6. The Texas Chainsaw Massacre (2003) – This is where it will get controversial for some. I realize that. But come on? Can you honestly say you believe this film is worthy of being called more than a sequel? Hooper’s timeless classic is grueling and disturbing. There is a surprisingly low amount of actual gore but you don’t realize that while watching it.
With all the horrors taking place on screen, you feel like it’s there. Nispel just sits in the corner and showers you with blood. The horror element is replaced by a non-sensical backstory weakly explaining away Leatherface’s bloodlust. The best thing about this film is Jessica Biel’s hotness…but that can only go so far. And R Lee Ermy, cause he is just fun no matter what.
5. The Amityville Horror (2005) – It’s not that this film is perfect or even that I would call it an untouchable classic. Mainly my issue with this one is that the story is scary enough without having to wade through gore.
Apart from that, the babysitter was all wrong and disturbingly inappropriate to name just a few issues. I could go on and on because I really hate this film but I won’t bore you any longer than necessary. Suffice it to say that the book is better than both and I recommend it over all. But at least the original captured the element of the pure ghost story that it actually should be.
4. The Omen (2006) – I have little to say here except that I don’t even see why this film was made. Absolutely nothing original was brought in and there was no reason for it to be made.
The original is perfect. A new cast and an update are useless and a waste of effort. I like most of them separately but not here. It doesn’t get better than Gregory Peck for this role.
3. The Fog (2005) – What the hell was this all about? I admit I have a soft spot for Carpenter’s original film but even without that,I just didn’t get this movie.
I was bored and annoyed through the whole thing and the additional back story is laughable. It looks as thrown together as it was. Watch the first one and try to forget this travesty ever took place.
2. House of Wax (2005) – For the love of all that is unholy, I can’t believe this muck ever found it’s way on celluloid. Vincent Price is worthy of worship in the annals of horror and this is like burning down a church.

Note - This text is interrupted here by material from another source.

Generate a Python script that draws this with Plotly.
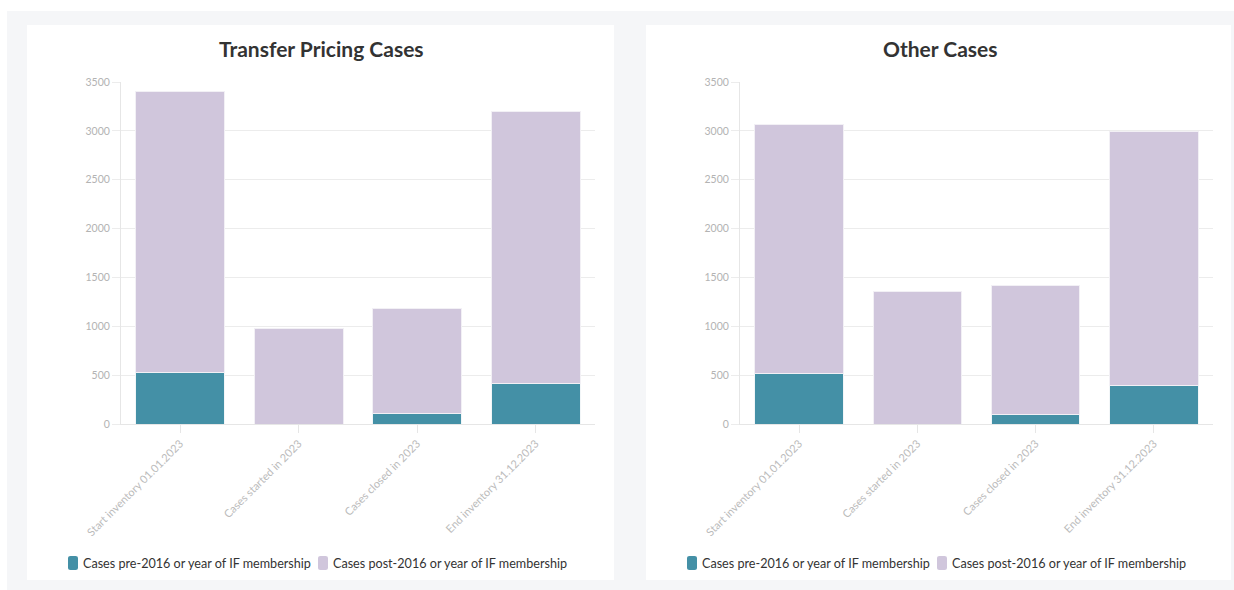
import plotly.graph_objects as go

W, H = 1234, 590

categories = ["Start inventory 01.01.2023", "Cases started in 2023",
              "Cases closed in 2023", "End inventory 31.12.2023"]

tp_pre = [525, 0, 105, 417]
tp_post = [2875, 980, 1075, 2778]

other_pre = [515, 0, 102, 393]
other_post = [2550, 1355, 1313, 2597]

series_names = ["Cases pre-2016 or year of IF membership",
                "Cases post-2016 or year of IF membership"]
titles = ["Transfer Pricing Cases", "Other Cases"]
y_ticks = [0, 500, 1000, 1500, 2000, 2500, 3000, 3500]

TEAL = "#4490a6"
LAV = "#d0c6dc"
FONT = "Lato"

def px(x):
    return x / W

def py(y):
    return 1 - y / H

fig = go.Figure()

for i, (pre, post) in enumerate([(tp_pre, tp_post), (other_pre, other_post)]):
    xa = "x" if i == 0 else "x2"
    ya = "y" if i == 0 else "y2"
    fig.add_trace(go.Bar(x=categories, y=pre, name=series_names[0],
                         marker=dict(color=TEAL, line=dict(color="#f2f6f8", width=1)),
                         xaxis=xa, yaxis=ya, showlegend=False))
    fig.add_trace(go.Bar(x=categories, y=post, name=series_names[1],
                         marker=dict(color=LAV, line=dict(color="#f2f0f5", width=1)),
                         xaxis=xa, yaxis=ya, showlegend=False))

axis_common_x = dict(type="category", showgrid=False, showline=True, linecolor="#e6e6e6",
                     ticks="outside", ticklen=8, tickcolor="#e6e6e6", tickangle=-45,
                     tickfont=dict(family=FONT, size=11, color="#bbbbbb"), fixedrange=True,
                     automargin=False)
axis_common_y = dict(range=[0, 3500], tickvals=y_ticks, showgrid=True, gridcolor="#ececec",
                     showline=True, linecolor="#e6e6e6", ticks="outside", ticklen=8,
                     tickcolor="#ececec", zeroline=False, automargin=False,
                     tickfont=dict(family=FONT, size=10.5, color="#b3b3b3"))


def rounded_rect(x0, y0, x1, y1, r):
    # pixel coords -> paper path
    X = lambda v: f"{px(v):.6f}"
    Y = lambda v: f"{py(v):.6f}"
    return (f"M {X(x0 + r)} {Y(y0)} L {X(x1 - r)} {Y(y0)} Q {X(x1)} {Y(y0)} {X(x1)} {Y(y0 + r)} "
            f"L {X(x1)} {Y(y1 - r)} Q {X(x1)} {Y(y1)} {X(x1 - r)} {Y(y1)} "
            f"L {X(x0 + r)} {Y(y1)} Q {X(x0)} {Y(y1)} {X(x0)} {Y(y1 - r)} "
            f"L {X(x0)} {Y(y0 + r)} Q {X(x0)} {Y(y0)} {X(x0 + r)} {Y(y0)} Z")


shapes = [
    dict(type="rect", xref="paper", yref="paper", x0=px(7), x1=1, y0=0, y1=py(11),
         fillcolor="#f5f6f8", line=dict(width=0), layer="below"),
    dict(type="rect", xref="paper", yref="paper", x0=px(27), x1=px(614), y0=py(580), y1=py(25),
         fillcolor="#ffffff", line=dict(width=0), layer="below"),
    dict(type="rect", xref="paper", yref="paper", x0=px(646), x1=px(1231), y0=py(580), y1=py(25),
         fillcolor="#ffffff", line=dict(width=0), layer="below"),
]
annotations = [
    dict(text="<b>" + titles[0] + "</b>", x=px(321), y=py(48), xref="paper", yref="paper",
         xanchor="center", yanchor="middle", showarrow=False,
         font=dict(family=FONT, size=21, color="#333333")),
    dict(text="<b>" + titles[1] + "</b>", x=px(940), y=py(48), xref="paper", yref="paper",
         xanchor="center", yanchor="middle", showarrow=False,
         font=dict(family=FONT, size=21, color="#333333")),
]

# custom legends (one per panel)
LEG_Y = 563
for base in (68, 687):
    for j, (col, name) in enumerate(zip([TEAL, LAV], series_names)):
        mx = base + j * 250
        shapes.append(dict(type="path", xref="paper", yref="paper",
                           path=rounded_rect(mx, LEG_Y - 7, mx + 10, LEG_Y + 7, 2.5),
                           fillcolor=col, line=dict(width=0)))
        annotations.append(dict(text=name, x=px(mx + 13), y=py(LEG_Y), xref="paper", yref="paper",
                                xanchor="left", yanchor="middle", showarrow=False,
                                font=dict(family=FONT, size=12.6, color="#333333")))

ydom = [py(424), py(82)]
fig.update_layout(
    width=W, height=H,
    margin=dict(l=0, r=0, t=0, b=0, pad=0, autoexpand=False),
    paper_bgcolor="#ffffff",
    plot_bgcolor="rgba(0,0,0,0)",
    barmode="stack",
    bargap=0.25,
    showlegend=False,
    xaxis=dict(domain=[px(121), px(595)], anchor="y", **axis_common_x),
    yaxis=dict(domain=ydom, anchor="x", **axis_common_y),
    xaxis2=dict(domain=[px(740), px(1213)], anchor="y2", **axis_common_x),
    yaxis2=dict(domain=ydom, anchor="x2", **axis_common_y),
    shapes=shapes,
    annotations=annotations,
)

fig.write_html("out.html")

Not only was a brilliant storyline completely thrown out the window in favor of something trite and boring but loads of goo and heavy-handed symbolism left me drowning in the melted wax.
The effects were cool, but when you have nothing to back that up, it’s a waste of time and money. Besides, we already saw Paris Hilton in a horror film all her own.
1. Psycho (1998) – Here we are once again at the coveted slot of number one. Well in this case, I guess it probably isn’t as much coveted, but still number one. Anyone who has the balls to attempt to remake Hitchcock is foolish right out of the gate, and Van Sant is no exception.
Psycho did for showers what Jaws did for the beach. But to make it even more pointless, he decided to do a frame by frame remake outright telling us that it could be no better than it already was.
SO WHY DO IT? The only thing added to this mess was the visual of Norman Bates masturbating while watching through the peephole. This scene did nothing but cheapen the entire affair. We all know why boys watch girls undress. We don’t need to see it. And Anne Heche? Sorry. I can’t even understand the draw there. Norman’s dead mother had more meat on her bones.
Well that was a long hard ride. I expect some of you will disagree. That’s okay, that’s what being a fan is all about. One last thing. Once again I would like to give an Honorable Mention. This time though, it’s for a film that hasn’t even been made yet.
But even if it hasn’t been done, I must bring up Rosemary’s Baby for it would surely have made my Top Ten. Simply imagining how painful that will be is enough for me. I don’t even need to see it to call it pointless.